Ils ont attendu leur tour pendant plus de trois heures, côte à côte sur un banc du tribunal. Cinquante-huit ans séparent Thibaut et Georgette qui sont respectivement l’accusé et la victime d’une même affaire examinée vendredi dernier par le tribunal correctionnel d’Alès. Les faits datent de 2014. « C’était ma période noire », annonce d’emblée Thibaut, 26 ans, qui s’est approché de la barre d’où il doit répondre "d’escroquerie en récidive".

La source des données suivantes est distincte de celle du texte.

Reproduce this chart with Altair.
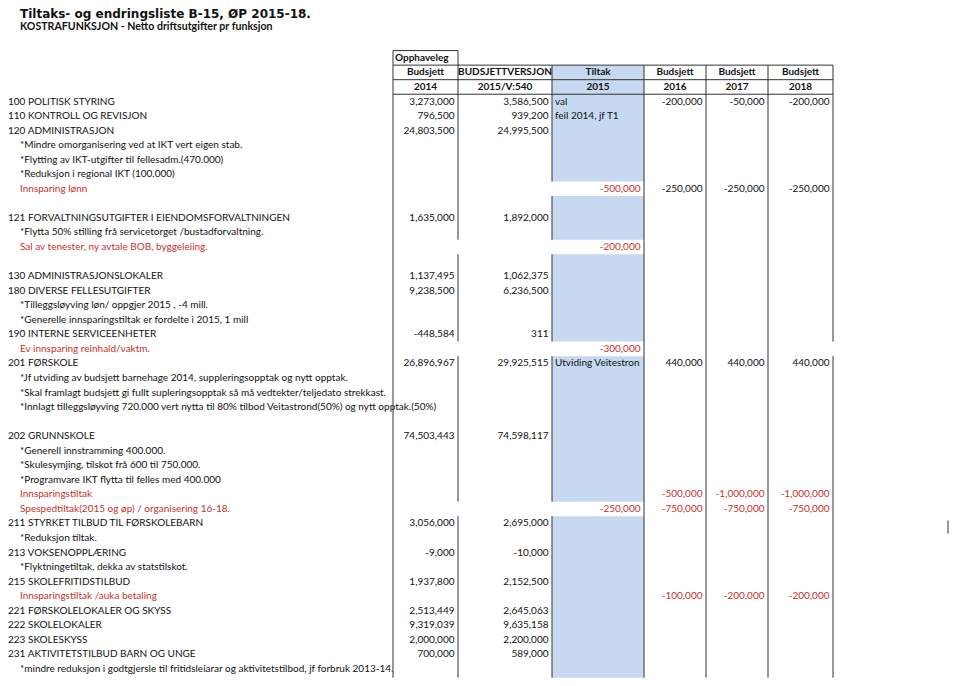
import altair as alt
import pandas as pd

# ---------------- data ----------------
title_text = "Tiltaks- og endringsliste B-15, ØP 2015-18."
subtitle_text = "KOSTRAFUNKSJON - Netto driftsutgifter pr funksjon"

header_top = ["Opphaveleg", "", "", "", "", ""]
header_mid = ["Budsjett", "BUDSJETTVERSJON", "Tiltak", "Budsjett", "Budsjett", "Budsjett"]
header_bot = ["2014", "2015/V:540", "2015", "2016", "2017", "2018"]

row_labels = [
    "100 POLITISK STYRING",
    "110 KONTROLL OG REVISJON",
    "120 ADMINISTRASJON",
    "*Mindre omorganisering ved at IKT vert eigen stab.",
    "*Flytting av IKT-utgifter til fellesadm.(470.000)",
    "*Reduksjon i regional IKT (100.000)",
    "Innsparing lønn",
    "",
    "121 FORVALTNINGSUTGIFTER I EIENDOMSFORVALTNINGEN",
    "*Flytta 50% stilling frå servicetorget /bustadforvaltning.",
    "Sal av tenester, ny avtale BOB, byggeleiing.",
    "",
    "130 ADMINISTRASJONSLOKALER",
    "180 DIVERSE FELLESUTGIFTER",
    "*Tilleggsløyving løn/ oppgjer 2015 , -4 mill.",
    "*Generelle innsparingstiltak er fordelte i 2015,  1 mill",
    "190 INTERNE SERVICEENHETER",
    "Ev innsparing reinhald/vaktm.",
    "201 FØRSKOLE",
    "*Jf utviding av budsjett barnehage 2014, suppleringsopptak og nytt opptak.",
    "*Skal framlagt budsjett gi fullt supleringsopptak så må vedtekter/teljedato strekkast.",
    "*Innlagt tilleggsløyving 720.000 vert nytta til 80% tilbod Veitastrond(50%) og nytt opptak.(50%)",
    "",
    "202 GRUNNSKOLE",
    "*Generell innstramming 400.000.",
    "*Skulesymjing, tilskot frå 600 til 750.000.",
    "*Programvare IKT flytta til felles med 400.000",
    "Innsparingstiltak",
    "Spespedtiltak(2015 og øp) / organisering 16-18.",
    "211 STYRKET TILBUD TIL FØRSKOLEBARN",
    "*Reduksjon tiltak.",
    "213 VOKSENOPPLÆRING",
    "*Flyktningetiltak, dekka av statstilskot.",
    "215 SKOLEFRITIDSTILBUD",
    "Innsparingstiltak /auka betaling",
    "221 FØRSKOLELOKALER OG SKYSS",
    "222 SKOLELOKALER",
    "223 SKOLESKYSS",
    "231 AKTIVITETSTILBUD BARN OG UNGE",
    "*mindre reduksjon i godtgjersle til fritidsleiarar og aktivitetstilbod, jf forbruk 2013-14.",
]
red_rows = [6, 10, 17, 27, 28, 34]

budsjett_2014 = {0: 3273000, 1: 796500, 2: 24803500, 8: 1635000, 12: 1137495, 13: 9238500,
                 16: -448584, 18: 26896967, 23: 74503443, 29: 3056000, 31: -9000, 33: 1937800,
                 35: 2513449, 36: 9319039, 37: 2000000, 38: 700000}
versjon_2015 = {0: 3586500, 1: 939200, 2: 24995500, 8: 1892000, 12: 1062375, 13: 6236500,
                16: 311, 18: 29925515, 23: 74598117, 29: 2695000, 31: -10000, 33: 2152500,
                35: 2645063, 36: 9635158, 37: 2200000, 38: 589000}
tiltak_2015 = {0: "val", 1: "feil 2014, jf T1", 6: -500000, 10: -200000, 17: -300000,
               18: "Utviding Veitestrond", 28: -250000}
budsjett_2016 = {0: -200000, 6: -250000, 18: 440000, 27: -500000, 28: -750000, 34: -100000}
budsjett_2017 = {0: -50000, 6: -250000, 18: 440000, 27: -1000000, 28: -750000, 34: -200000}
budsjett_2018 = {0: -200000, 6: -250000, 18: 440000, 27: -1000000, 28: -750000, 34: -200000}
plan_red_rows = [27, 28, 34]

# ---------------- layout (pixels / row units) ----------------
W, H = 943, 670
ROW_H = 14.55
ROW0 = 93.5
LAST = 39.6
COL_BOUNDS = [385, 450, 544, 636, 698, 760, 825]
FONT = "Lato"
FS = 10
BLACK = "#111111"
RED = "#c9302c"
BLUE = "#c6d9f1"
LINE = "#333333"

x_scale = alt.Scale(domain=[0, W], range=[0, W], nice=False, zero=False)
y_scale = alt.Scale(domain=[-ROW0 / ROW_H, (H - ROW0) / ROW_H], range=[0, H], nice=False, zero=False)


def fmt(v):
    return f"{v:,}"


def segs(start, end, gaps):
    out, s = [], start
    for g in sorted(gaps):
        out.append((s, g - 0.5))
        s = g + 0.5
    out.append((s, end))
    return out


white_tiltak_rows = [r for r, v in tiltak_2015.items() if not isinstance(v, str)]

# blue fill of the Tiltak column
blue = pd.DataFrame([{"x0": COL_BOUNDS[2], "x1": COL_BOUNDS[3], "r0": a, "r1": b}
                     for a, b in segs(-2.5, LAST, white_tiltak_rows)])

# vertical borders
vline_gaps = {0: [], 1: [10, 17, 28], 2: white_tiltak_rows, 3: [], 4: [], 5: [], 6: [17]}
vrows = []
for i, xb in enumerate(COL_BOUNDS):
    start = -3.5 if i <= 1 else -2.5
    for a, b in segs(start, LAST, vline_gaps[i]):
        vrows.append({"x": xb, "r0": a, "r1": b})
vrows.append({"x": 940, "r0": 28.8, "r1": 29.7})
vlines = pd.DataFrame(vrows)

hlines = pd.DataFrame([
    {"x0": COL_BOUNDS[0], "x1": COL_BOUNDS[1], "r": -3.5},
    {"x0": COL_BOUNDS[0], "x1": COL_BOUNDS[-1], "r": -2.5},
    {"x0": COL_BOUNDS[0], "x1": COL_BOUNDS[-1], "r": -1.5},
    {"x0": COL_BOUNDS[0], "x1": COL_BOUNDS[-1], "r": -0.5},
])

# header texts
hrows = []
for j in range(6):
    cx = (COL_BOUNDS[j] + COL_BOUNDS[j + 1]) / 2
    if header_top[j]:
        hrows.append({"x": COL_BOUNDS[j] + 2, "r": -3, "t": header_top[j], "al": "left"})
    hrows.append({"x": cx, "r": -2, "t": header_mid[j], "al": "center"})
    hrows.append({"x": cx, "r": -1, "t": header_bot[j], "al": "center"})
hdf = pd.DataFrame(hrows)

# row labels
lrows = []
for r, t in enumerate(row_labels):
    if not t:
        continue
    indent = 0 if t[:3].isdigit() else 12
    lrows.append({"x": indent, "r": r, "t": t, "c": RED if r in red_rows else BLACK})
ldf = pd.DataFrame(lrows)

# numeric cells (right aligned) and text cells (left aligned)
cols = [budsjett_2014, versjon_2015, tiltak_2015, budsjett_2016, budsjett_2017, budsjett_2018]
nrows, trows = [], []
for j, col in enumerate(cols):
    for r, v in col.items():
        if isinstance(v, str):
            trows.append({"x": COL_BOUNDS[j] + 3, "r": r, "t": v, "c": BLACK})
        else:
            red = (j == 2) or (j >= 3 and r in plan_red_rows)
            nrows.append({"x": COL_BOUNDS[j + 1] - 3.5, "r": r, "t": fmt(v), "c": RED if red else BLACK})
ndf = pd.DataFrame(nrows)
tdf = pd.DataFrame(trows)

X = lambda f: alt.X(f, scale=x_scale, axis=None)
Y = lambda f: alt.Y(f, scale=y_scale, axis=None)

blue_layer = alt.Chart(blue).mark_rect(color=BLUE).encode(
    x=X("x0:Q"), x2="x1:Q", y=Y("r0:Q"), y2="r1:Q")
vline_layer = alt.Chart(vlines).mark_rule(color=LINE, strokeWidth=1).encode(
    x=X("x:Q"), y=Y("r0:Q"), y2="r1:Q")
hline_layer = alt.Chart(hlines).mark_rule(color=LINE, strokeWidth=1).encode(
    x=X("x0:Q"), x2="x1:Q", y=Y("r:Q"))

head_left = alt.Chart(hdf[hdf.al == "left"]).mark_text(
    align="left", baseline="middle", font=FONT, fontSize=FS, fontWeight="bold", color=BLACK
).encode(x=X("x:Q"), y=Y("r:Q"), text="t:N")
head_center = alt.Chart(hdf[hdf.al == "center"]).mark_text(
    align="center", baseline="middle", font=FONT, fontSize=FS, fontWeight="bold", color=BLACK
).encode(x=X("x:Q"), y=Y("r:Q"), text="t:N")

label_layer = alt.Chart(ldf).mark_text(
    align="left", baseline="middle", font=FONT, fontSize=FS
).encode(x=X("x:Q"), y=Y("r:Q"), text="t:N", color=alt.Color("c:N", scale=None))

num_layer = alt.Chart(ndf).mark_text(
    align="right", baseline="middle", font=FONT, fontSize=FS
).encode(x=X("x:Q"), y=Y("r:Q"), text="t:N", color=alt.Color("c:N", scale=None))

txt_layer = alt.Chart(tdf).mark_text(
    align="left", baseline="middle", font=FONT, fontSize=FS, limit=89, ellipsis="\u200b"
).encode(x=X("x:Q"), y=Y("r:Q"), text="t:N", color=alt.Color("c:N", scale=None))

title_layer = alt.Chart(pd.DataFrame({"t": [title_text]})).mark_text(
    align="left", baseline="top", font="DejaVu Sans", fontSize=12, fontWeight="bold", color=BLACK
).encode(x=alt.value(12), y=alt.value(1), text="t:N")
subtitle_layer = alt.Chart(pd.DataFrame({"t": [subtitle_text]})).mark_text(
    align="left", baseline="middle", font=FONT, fontSize=10.6, fontWeight="bold", color=BLACK
).encode(x=alt.value(12), y=alt.value(19), text="t:N")

chart = alt.layer(
    blue_layer, label_layer, num_layer, txt_layer, head_left, head_center,
    vline_layer, hline_layer, title_layer, subtitle_layer
).properties(
    width=W, height=H, autosize="none", padding=0
).configure_view(stroke=None)

chart.save("out.html", embed_options={"renderer": "svg", "actions": False})
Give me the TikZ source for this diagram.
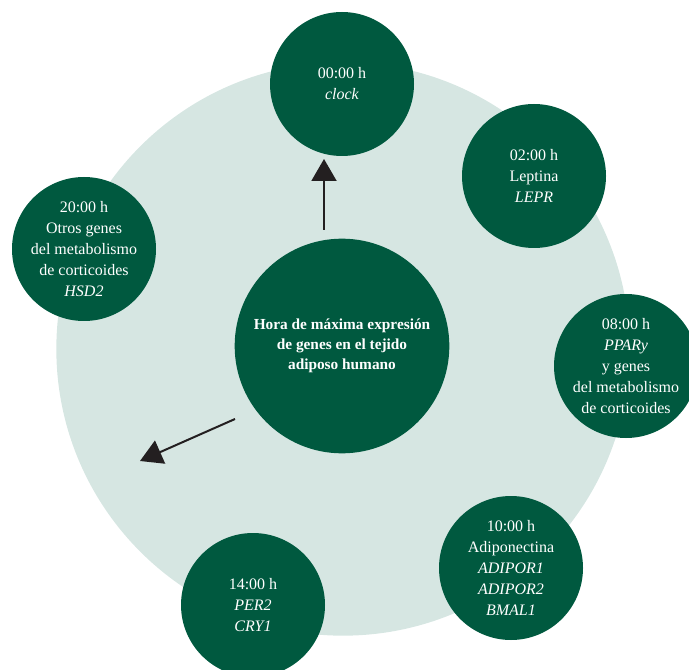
\documentclass[tikz,border=0pt]{standalone}
\usepackage{fontspec}
\setmainfont{Liberation Serif}
\usepackage{tikz}
\usetikzlibrary{arrows.meta}
\definecolor{verdeoscuro}{RGB}{0,89,63}
\definecolor{verdeclaro}{RGB}{214,230,226}
\definecolor{flechanegra}{RGB}{35,31,32}

\begin{document}
\begin{tikzpicture}[x=0.75pt,y=0.75pt,yscale=-1,xscale=1,
    hora/.style={circle, fill=verdeoscuro, minimum size=108pt, inner sep=0pt,
      text=white, align=center, font=\fontsize{12}{15.75}\selectfont},
    flecha/.style={draw=flechanegra, line width=1.5pt,
      -{Triangle[width=18.75pt,length=16.5pt]}}]
        \useasboundingbox (0,0) rectangle (689,670);
        % fondo
        \node [circle, fill=verdeclaro, minimum size=430pt, inner sep=0pt] (disco) at (343,349) {};
        % circulo central
        \node [hora, minimum size=161pt, font=\bfseries\fontsize{11.5}{15}\selectfont] (centro) at (342,346)
            {Hora de máxima expresión\\de genes en el tejido\\adiposo humano};
        % horas
        \node [hora] (h00) at (342,84) {00:00 h\\\textit{clock}};
        \node [hora] (h02) at (534,176) {02:00 h\\Leptina\\\textit{LEPR}};
        \node [hora] (h08) at (626,366) {08:00 h\\\textit{PPARy}\\y genes\\del metabolismo\\de corticoides};
        \node [hora] (h10) at (511,568) {10:00 h\\Adiponectina\\\textit{ADIPOR1}\\\textit{ADIPOR2}\\\textit{BMAL1}};
        \node [hora] (h14) at (253,605) {14:00 h\\\textit{PER2}\\\textit{CRY1}};
        \node [hora] (h20) at (84,249) {20:00 h\\Otros genes\\del metabolismo\\de corticoides\\\textit{HSD2}};
        % flechas
        \coordinate (a1) at (324,230);
        \coordinate (a2) at (324,159);
        \coordinate (b1) at (235,419);
        \coordinate (b2) at (140,461);
        \draw [flecha] (a1) -- (a2);
        \draw [flecha] (b1) -- (b2);
\end{tikzpicture}
\end{document}
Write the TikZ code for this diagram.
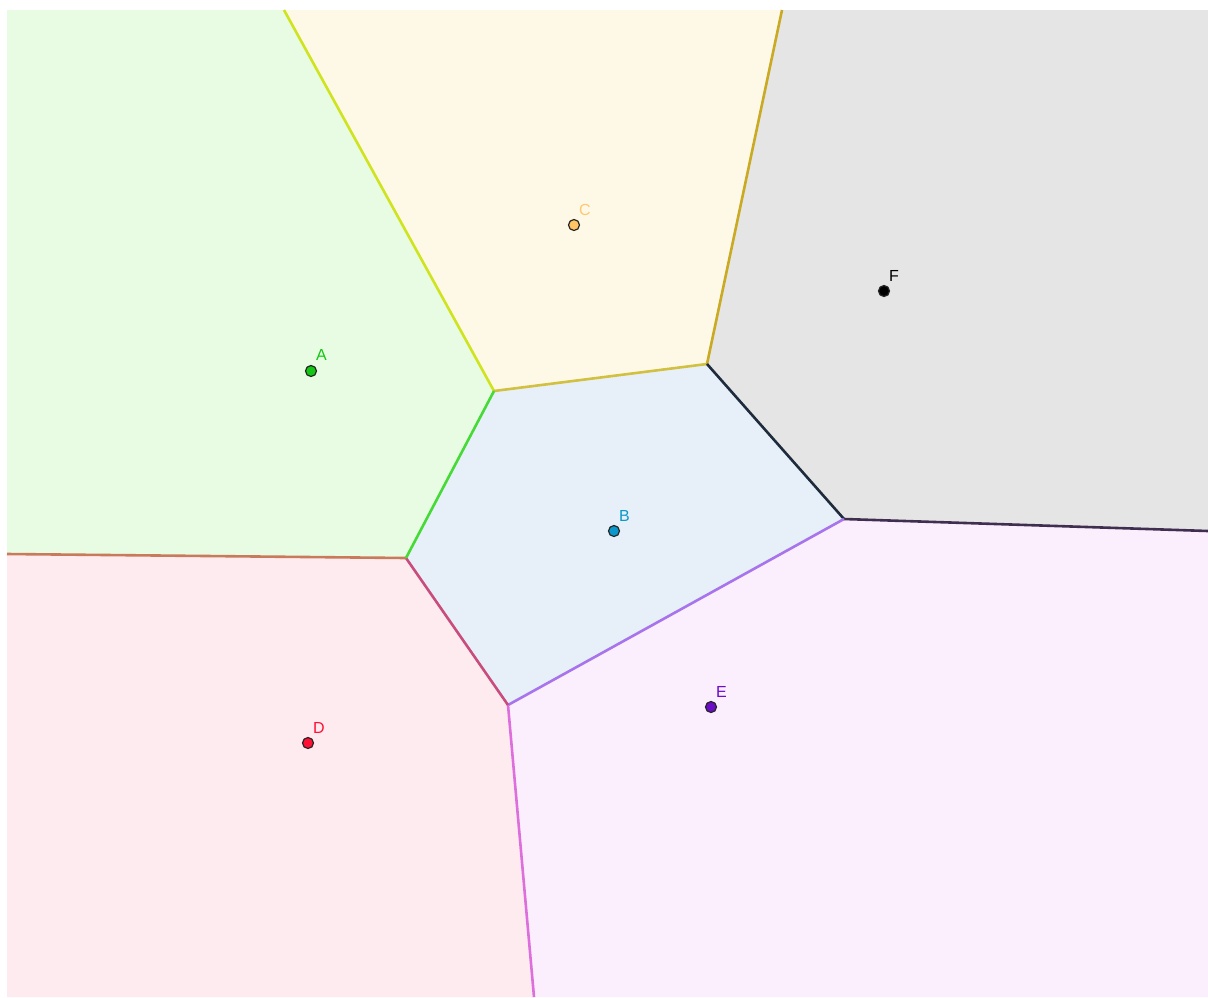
\documentclass[tikz,border=0pt]{standalone}
\usepackage{fontspec}
\setmainfont{Liberation Sans}
\definecolor{fillA}{HTML}{E8FCE4}
\definecolor{fillC}{HTML}{FEF9E7}
\definecolor{fillF}{HTML}{E5E5E5}
\definecolor{fillB}{HTML}{E7F0F9}
\definecolor{fillD}{HTML}{FEEBEF}
\definecolor{fillE}{HTML}{FBEEFD}
\definecolor{eAC}{HTML}{CFE31E}
\definecolor{eBC}{HTML}{D2C040}
\definecolor{eCF}{HTML}{C9AA22}
\definecolor{eBF}{HTML}{1E2B3C}
\definecolor{eEF}{HTML}{3F2E50}
\definecolor{eBE}{HTML}{A874EC}
\definecolor{eDE}{HTML}{DD6FDC}
\definecolor{eBD}{HTML}{C84C7C}
\definecolor{eAD}{HTML}{C87A5A}
\definecolor{eAB}{HTML}{46DA36}
\definecolor{pA}{HTML}{12C812}
\definecolor{pC}{HTML}{FFC464}
\definecolor{pF}{HTML}{000000}
\definecolor{pB}{HTML}{0A98CC}
\definecolor{pD}{HTML}{FF1034}
\definecolor{pE}{HTML}{6A0CC8}
\definecolor{lC}{HTML}{FFC870}
\tikzset{
  site/.style={circle,draw=black!85,line width=1.2pt,inner sep=0pt,minimum size=11pt},
  lbl/.style={font=\fontsize{16}{18}\selectfont,inner sep=0pt,anchor=base west},
  edge/.style={line width=2.6pt,line join=round}
}
\begin{document}
\begin{tikzpicture}[x=1pt,y=-1pt]
\useasboundingbox (0,0) rectangle (1208,997);
% vertices
\coordinate (TL) at (7,10);
\coordinate (TR) at (1208,10);
\coordinate (BL) at (7,997);
\coordinate (BR) at (1208,997);
\coordinate (V1) at (284,10);
\coordinate (V2) at (494,391);
\coordinate (V3) at (707,364);
\coordinate (V4) at (782,10);
\coordinate (V5) at (844,519);
\coordinate (V6) at (1208,531);
\coordinate (V7) at (406,558);
\coordinate (V8) at (7,554);
\coordinate (V9) at (508,705);
\coordinate (V10) at (534,997);
% cells
\fill[fillA] (TL) -- (V1) -- (V2) -- (V7) -- (V8) -- cycle;
\fill[fillC] (V1) -- (V4) -- (V3) -- (V2) -- cycle;
\fill[fillF] (V4) -- (TR) -- (V6) -- (V5) -- (V3) -- cycle;
\fill[fillB] (V2) -- (V3) -- (V5) -- (V9) -- (V7) -- cycle;
\fill[fillD] (V8) -- (V7) -- (V9) -- (V10) -- (BL) -- cycle;
\fill[fillE] (V9) -- (V5) -- (V6) -- (BR) -- (V10) -- cycle;
% edges
\draw[edge,eAC] (V1) -- (V2);
\draw[edge,eBC] (V2) -- (V3);
\draw[edge,eCF] (V3) -- (V4);
\draw[edge,eBF] (V3) -- (V5);
\draw[edge,eEF] (V5) -- (V6);
\draw[edge,eBE] (V5) -- (V9);
\draw[edge,eDE] (V9) -- (V10);
\draw[edge,eBD] (V7) -- (V9);
\draw[edge,eAD] (V7) -- (V8);
\draw[edge,eAB] (V2) -- (V7);
% sites
\node[site,fill=pA] (A) at (311,371) {};
\node[site,fill=pC] (C) at (574,225) {};
\node[site,fill=pF] (F) at (884,291) {};
\node[site,fill=pB] (B) at (614,531) {};
\node[site,fill=pD] (D) at (308,743) {};
\node[site,fill=pE] (E) at (711,707) {};
% labels
\node[lbl,text=pA] (lA) at (316,360) {A};
\node[lbl,text=lC] (lC) at (579,215) {C};
\node[lbl,text=black] (lF) at (889,281) {F};
\node[lbl,text=pB] (lB) at (619,521) {B};
\node[lbl,text=pD] (lD) at (313,733) {D};
\node[lbl,text=pE] (lE) at (716,697) {E};
\end{tikzpicture}
\end{document}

En septembre 2014, il a volé le carnet de chèques de sa grand-mère pour, dit-il, « aller faire la bringue au O’Corcoran », un bar situé près de la gare d’Alès qui a fermé ses portes il y a quelques années. Il a dépensé pour 184€ de boissons. Une erreur de jeunesse. « C’était une période difficile, j’étais jeune. Mais j’ai changé : je suis chef d’entreprise et j’ai eu une petite fille que j’élève seul ». L’ancien escroc est devenu un honnête travailleur qui a monté sa boîte et il en fier. Mais la plus fière, c’est Georgette, sa mamie de 84 ans : « Je lui pardonne ce qu’il a fait. Aujourd’hui c’est un ange ».
Une bonté bien plus contagieuse que la covid puisque celle-ci transperce aussi les cœurs. Le procureur, Cyrille Abbé, a semble-t-il été touché dans le mille : « Je dois avouer que je regrette les poursuites. J’ai fait preuve d’un peu de zèle à la sortie de l’école. Cette procédure aurait pu être mieux orientée. Je requiers une dispense de peine ». Un mea-culpa d’une grande - et rare - élégance dans une profession où l’on montre davantage les muscles que ses faiblesses. Et comme la juge, Amandine Abegg, a parfaitement saisi l’esprit de l’audience, elle confirme les réquisitions du procureur. Thibaut est reparti soulagé, tout heureux de partager son bonheur avec sa grand-mère.